A misconception that I commonly see when teaching engineers about fundamentals of turbomachines, as well as when leading design workshops, is that some engineers (mostly the younger generations) envision themselves plugging numbers, pushing buttons and getting results immediately without any real brain power behind their actions.
Nowadays, software packages are an integral part of an engineer’s toolkit, but in the same way that a mechanic would not (or should not) use a screwdriver as a hammer, each software has its own applications and ways to use it.
Working with turbomachines (as well as many other systems) requires an engineer to have some fundamental knowledge of the physics that govern the flow as well as some understanding of how equations are used behind the graphical user interface. Validation of a code requires thorough comparisons with available data for a wide range of applications to ensure that the results will be reliable. However, a small R245fa axial turbine for waste heat recovery will not be designed in the same exact manner as a powerful nuclear steam turbine or an aerospace gas turbine. The fundamental equations will of course hold, whatever the application, but the way to approach the system will differ and computers can only make so many choices “on their own”.
“Should I add an extra stage to gain 0.5% efficiency despite an increase in mass and manufacturing?” is one question only an engineer can answer. A “Pushbutton” conceptual design approach would take inputs that are close to prototype data while the task at hand is to figure out what can be done. Using a range of values for each input parameter in a preliminary design tool like AxSTREAM’s allows for a significantly increased flexibility while allowing for thousands of possible designs to be reviewed, leveraged, filtered, and finally selected. Although personalized scripts could help answering some of the questions, the final decisions have to be made by the designer who can review the integral parameters/data of the machines before proceeding with the detailed design phase.
Moving forward with the design process the 1D/2D (meanline/streamline) analysis of a machine is more straight-forward. In its simplest form is a pushbutton type of task, although tweaking of loss model settings, alterations of the flow path for optimization, off-design predictions and more, need some user-defined actions. With any flow path there are a lot of different parameters (angles, dimensions, twist, fluid composition, etc.) that can be optimized, and looking at all of them at the same time is neither realistic (especially in terms of computing time) nor really sound (the more parameters are varied the further from the original design we are really to obtain). The software is here as a tool but cannot stand alone.

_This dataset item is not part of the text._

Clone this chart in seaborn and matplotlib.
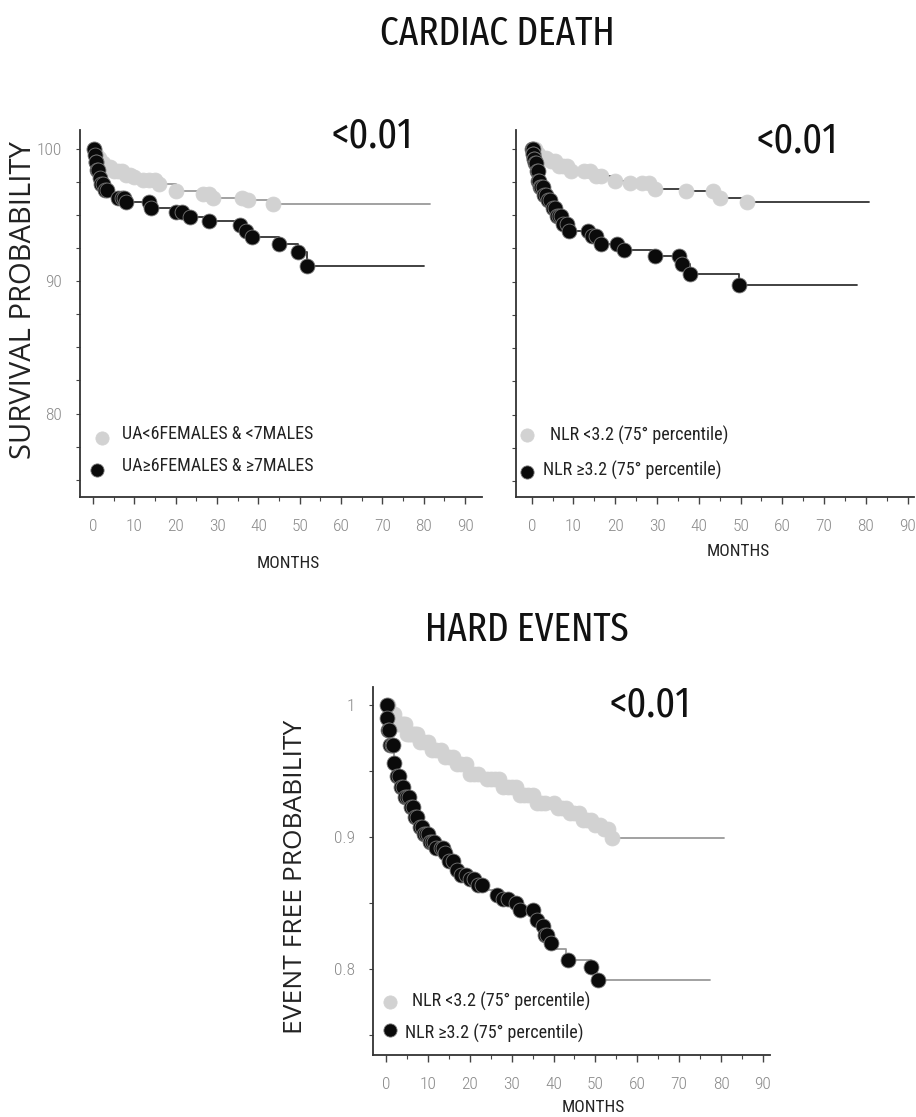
import numpy as np
import pandas as pd
import matplotlib
matplotlib.use("Agg")
import matplotlib.pyplot as plt
from matplotlib.ticker import MultipleLocator
import seaborn as sns

# ---- data ----
# cardiac death, uric acid groups (survival %)
ua_low_t = [0, 0.5, 1, 2, 3, 5, 8, 10, 12, 16, 20, 26, 29, 37, 43.6]
ua_low_s = [100, 99.6, 99.3, 98.9, 98.6, 98.3, 98.0, 97.85, 97.6, 97.3, 96.8, 96.6, 96.3, 96.1, 95.8]
ua_low_end = 81.5
ua_low_cens = [0.3, 0.6, 1, 1.5, 2, 2.5, 3, 3.5, 4, 5, 6, 7, 8, 9, 10, 12, 13.5, 15, 16,
               20, 26.5, 28, 29, 36, 37.5, 43.6]

ua_high_t = [0, 0.3, 0.6, 1, 1.5, 2, 3, 4, 6, 8, 14, 20, 22, 23.5, 28, 35.5, 37, 38.5, 45, 49.5, 51.8]
ua_high_s = [100, 99.5, 99, 98.4, 97.8, 97.3, 96.9, 96.6, 96.3, 95.95, 95.5, 95.2, 95.0, 94.8,
             94.56, 94.25, 93.8, 93.3, 92.8, 92.2, 91.14]
ua_high_end = 80
ua_high_cens = [0.2, 0.4, 0.6, 0.8, 1, 1.3, 1.6, 2, 2.5, 3, 3.5, 6, 7, 7.5, 8, 13.5, 14,
                20, 21.5, 23.5, 28, 35.5, 37, 38.5, 45, 49.5, 51.8]

# cardiac death, NLR groups (survival %)
nlr_low_t = [0, 1, 2, 3.6, 6, 9, 14.8, 19.5, 23, 29.5, 37, 44, 51.5]
nlr_low_s = [100, 99.6, 99.3, 99.1, 98.7, 98.35, 97.97, 97.6, 97.4, 96.96, 96.8, 96.3, 95.95]
nlr_low_end = 80.7
nlr_low_cens = [0.3, 0.8, 1.5, 2.5, 3.5, 4.5, 5.5, 6.5, 7.5, 8.5, 9.5, 12.5, 14, 15.5, 16.5,
                20, 23.5, 26.5, 28, 29.5, 37, 43.5, 45, 51.5]

nlr_high_t = [0, 0.3, 0.5, 0.8, 1.2, 1.6, 2, 2.8, 3.6, 4.5, 6, 7.5, 9, 14, 16.4, 22, 29.5, 35.5, 38, 49.5]
nlr_high_s = [100, 99.6, 99.2, 98.9, 98.3, 97.6, 97.1, 96.5, 96.1, 95.5, 94.9, 94.3, 93.8, 93.4,
              92.8, 92.4, 91.9, 91.3, 90.6, 89.75]
nlr_high_end = 77.8
nlr_high_cens = [0.1, 0.2, 0.3, 0.4, 0.5, 0.6, 0.8, 1, 1.2, 1.4, 1.6, 1.8, 2, 2.3, 2.6, 3, 3.4,
                 3.8, 4.3, 5, 5.5, 6, 6.5, 7, 7.5, 8.5, 9, 13.5, 14.5, 15.5, 16.5, 20.5, 22,
                 29.5, 35.3, 36, 38, 49.5]

# hard events, NLR groups (event free probability)
he_low_t = [0, 1, 2.5, 5, 8, 11, 13.7, 17, 20, 24, 28, 32, 36, 40.8, 44, 47, 50, 52, 54]
he_low_s = [1, 0.993, 0.986, 0.978, 0.972, 0.966, 0.961, 0.955, 0.948, 0.944, 0.938, 0.932,
            0.926, 0.922, 0.918, 0.913, 0.909, 0.906, 0.8995]
he_low_end = 80.6
he_low_cens = [0.5, 1, 1.5, 2, 2.5, 3, 3.5, 4, 4.5, 5, 5.5, 6, 6.5, 7, 7.5, 8, 9, 10, 11, 12,
               13, 14, 15, 16, 17, 18, 19, 20, 21, 22, 24, 25, 26, 27, 28, 29, 30, 31, 32,
               33, 34, 35, 36, 37, 38, 40, 41, 42, 43, 44, 45, 46, 47, 48, 49, 50, 51, 52, 53, 54]

he_high_t = [0, 0.2, 0.5, 1, 1.8, 2.5, 3.3, 4.5, 5.7, 7, 8, 9, 10.5, 12, 13.7, 15, 16.9, 18,
             20, 21.5, 23.2, 26.4, 28, 29.6, 32, 35.2, 36.5, 38, 39, 40, 43, 49, 50.3]
he_high_s = [1, 0.99, 0.981, 0.97, 0.956, 0.946, 0.938, 0.93, 0.923, 0.915, 0.908, 0.902,
             0.896, 0.892, 0.888, 0.882, 0.875, 0.871, 0.868, 0.864, 0.860, 0.856, 0.853,
             0.850, 0.845, 0.837, 0.833, 0.826, 0.82, 0.815, 0.807, 0.802, 0.792]
he_high_end = 77.4
he_high_cens = [0.1, 0.3, 0.5, 0.8, 1, 1.3, 1.6, 2, 2.5, 3, 3.5, 4, 4.5, 5, 5.5, 6, 6.5, 7,
                7.5, 8, 8.5, 9, 9.5, 10, 10.5, 11, 11.5, 12, 13, 13.5, 14, 15, 16, 17, 18, 19,
                20, 21, 22, 23, 26.5, 28, 29, 31, 32, 35, 36, 37.5, 38, 38.5, 39.5, 43.5, 49, 50.5]

ua_labels = ["UA<6FEMALES & <7MALES", "UA\u22656FEMALES & \u22657MALES"]
nlr_labels = ["NLR <3.2 (75\u00b0 percentile)", "NLR \u22653.2 (75\u00b0 percentile)"]
p_text = "<0.01"

GRAY_DOT = "#d2d2d2"
GRAY_LINE = "#9a9a9a"
BLACK_DOT = "#0a0a0a"
BLACK_LINE = "#333333"
TICK_COL = "#8a8a8a"

sns.set_theme(style="ticks")
plt.rcParams["font.family"] = ["Roboto Condensed", "DejaVu Sans"]
COND = ["Fira Sans Extra Condensed", "Roboto Condensed", "DejaVu Sans"]
WIDE = ["Open Sans", "DejaVu Sans"]

W, H = 916, 1117
fig = plt.figure(figsize=(W / 100, H / 100), dpi=100)


def fx(x, y):
    # pixel position -> figure fraction
    return x / W, 1 - y / H


def km(ax, t, s, end, cens, dot, line):
    df = pd.DataFrame({"t": list(t) + [end], "s": list(s) + [s[-1]]})
    sns.lineplot(data=df, x="t", y="s", drawstyle="steps-post", estimator=None, sort=False,
                 color=line, lw=1.3, ax=ax, zorder=2)
    tt = np.asarray(t)
    idx = np.searchsorted(tt, np.asarray(cens), side="right") - 1
    cy = np.asarray(s)[idx]
    sns.scatterplot(x=cens, y=cy, color=dot, s=115, edgecolor="#777777" if dot == BLACK_DOT else dot,
                    linewidth=0.6, ax=ax, zorder=3)


def style(ax, xlim, ylim, ymajor, yminor, ylabels):
    ax.set_xlim(*xlim)
    ax.set_ylim(*ylim)
    ax.xaxis.set_major_locator(MultipleLocator(10))
    ax.xaxis.set_minor_locator(MultipleLocator(5))
    ax.set_xticks(range(0, 100, 10))
    ax.set_yticks(ymajor)
    ax.yaxis.set_minor_locator(MultipleLocator(yminor))
    if ylabels is None:
        ax.set_yticklabels([])
    else:
        ax.set_yticklabels(ylabels)
    ax.tick_params(axis="x", which="major", length=5, width=1, color="#444444", pad=11,
                   labelsize=12.5, labelcolor=TICK_COL)
    ax.tick_params(axis="x", which="minor", length=3, width=0.8, color="#444444")
    ax.tick_params(axis="y", which="both", length=3, width=0.8, color="#444444", pad=10,
                   labelsize=12.5, labelcolor=TICK_COL)
    for lab in ax.get_xticklabels() + ax.get_yticklabels():
        lab.set_fontweight("light")
    sns.despine(ax=ax)
    for sp in ("left", "bottom"):
        ax.spines[sp].set_color("#333333")
        ax.spines[sp].set_linewidth(1.3)
    ax.set_xlabel("")
    ax.set_ylabel("")


def legend(items):
    for (x, y, col), (tx, ty, txt) in items:
        px_, py_ = fx(x, y)
        fig.add_artist(plt.Line2D([px_], [py_], marker="o", markersize=9.5, color=col,
                                  markeredgecolor="#777777" if col == BLACK_DOT else col,
                                  markeredgewidth=0.6, linestyle="none",
                                  transform=fig.transFigure))
        a, b = fx(tx, ty)
        fig.text(a, b, txt, fontsize=13, ha="left", va="center", color="#222222")


# panel A
axA = fig.add_axes([80 / W, 1 - 497 / H, 402 / W, 367 / H])
km(axA, ua_low_t, ua_low_s, ua_low_end, ua_low_cens, GRAY_DOT, GRAY_LINE)
km(axA, ua_high_t, ua_high_s, ua_high_end, ua_high_cens, BLACK_DOT, BLACK_LINE)
style(axA, (-3.15, 94.1), (73.7, 101.4), [80, 90, 100], 2.5, ["80", "90", "100"])

# panel B
axB = fig.add_axes([515.7 / W, 1 - 497 / H, 398.3 / W, 367 / H])
km(axB, nlr_low_t, nlr_low_s, nlr_low_end, nlr_low_cens, GRAY_DOT, BLACK_LINE)
km(axB, nlr_high_t, nlr_high_s, nlr_high_end, nlr_high_cens, BLACK_DOT, BLACK_LINE)
style(axB, (-3.83, 91.5), (73.8, 101.4), [80, 90, 100], 2.5, None)

# panel C
axC = fig.add_axes([372.7 / W, 1 - 1055 / H, 397.3 / W, 368.3 / H])
km(axC, he_low_t, he_low_s, he_low_end, he_low_cens, GRAY_DOT, GRAY_LINE)
km(axC, he_high_t, he_high_s, he_high_end, he_high_cens, BLACK_DOT, GRAY_LINE)
style(axC, (-3.2, 91.7), (0.735, 1.0139), [0.8, 0.9, 1.0], 0.05, ["0.8", "0.9", "1"])

# titles, p values, axis labels
fig.text(*fx(497, 34), "CARDIAC DEATH", family=COND, fontweight="normal", fontsize=29,
         ha="center", va="center", color="#111111")
fig.text(*fx(527, 630), "HARD EVENTS", family=COND, fontweight="normal", fontsize=29,
         ha="center", va="center", color="#111111")
for x, y in [(372, 136), (797, 141), (650, 705)]:
    fig.text(*fx(x, y), p_text, family=COND, fontweight="normal", fontsize=30,
             ha="center", va="center", color="#111111")
fig.text(*fx(24, 300), "SURVIVAL PROBABILITY", family=WIDE, fontweight="normal", fontsize=21,
         rotation=90, ha="center", va="center", color="#222222")
fig.text(*fx(296, 877), "EVENT FREE PROBABILITY", family=WIDE, fontweight="normal", fontsize=19,
         rotation=90, ha="center", va="center", color="#222222")
for x, y in [(288, 563), (738, 552), (593, 1107)]:
    fig.text(*fx(x, y), "MONTHS", fontsize=12.5, ha="center", va="center", color="#222222")

legend([((102, 438, GRAY_DOT), (122, 434, ua_labels[0])),
        ((97, 470, BLACK_DOT), (122, 466, ua_labels[1])),
        ((527, 435, GRAY_DOT), (550, 435, nlr_labels[0])),
        ((527, 472, BLACK_DOT), (543, 470, nlr_labels[1])),
        ((390, 1002, GRAY_DOT), (412, 1001, nlr_labels[0])),
        ((390, 1030, BLACK_DOT), (405, 1033, nlr_labels[1]))])

fig.savefig("out.png", dpi=100)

In the same way, the profiling of blades can be seriously made easier thanks to algorithms and different criteria but in the end it is again the engineer that controls and inspects the geometry. Blades will be different-looking if we are dealing with a cooled or an un-cooled gas turbine or between any of these and a steam turbine although they may all be axial machines.
A pushbutton FEA or pushbutton CFD application is, again, barely realistic. Due to the seamless data transfer between the AxSTREAM modules, for example, the process of running FEA or CFD is made as convenient as possible by allowing geometry, boundary conditions, loads, etc. to be automatically inherited, But even then some human actions are required. These include creating a mesh (even though AxSTRESS & AxCFD possess a turbomachinery-optimized mesh generator the mesh can be refined, restructured, etc.), selecting the convergence controls, and so on. The “calculation start” button is always only one click away but with most software (unlike AxSTREAM) the geometry, boundary conditions, fluids, etc. need to be imported between the different tools used and the calculation requires some manual settings and checking, especially before running time-consuming tasks like CFD and FEA.
Trusting software to let it do the “complete” work annihilates any real freedom in the design process of a turbomachine. One cannot simply enter initial data, hit the “design my machine” button, go get a coffee and expect a final, magical, efficient machine. In-house codes of large OEMs are a good example since they are only applicable to their range of machines and usually work fine as long as they are used within this very limited range. However, when new applications or designs arise the codes do not usually hold trustworthy results and the engineer only blindly sees a final or intermediate result that is just not how it should be although it might still do the job. If the task had been performed with a more flexible and user-controlled tool the machine would most likely have been more efficient but instead the software made choices invisible to the engineer that were not necessarily appropriate for the application.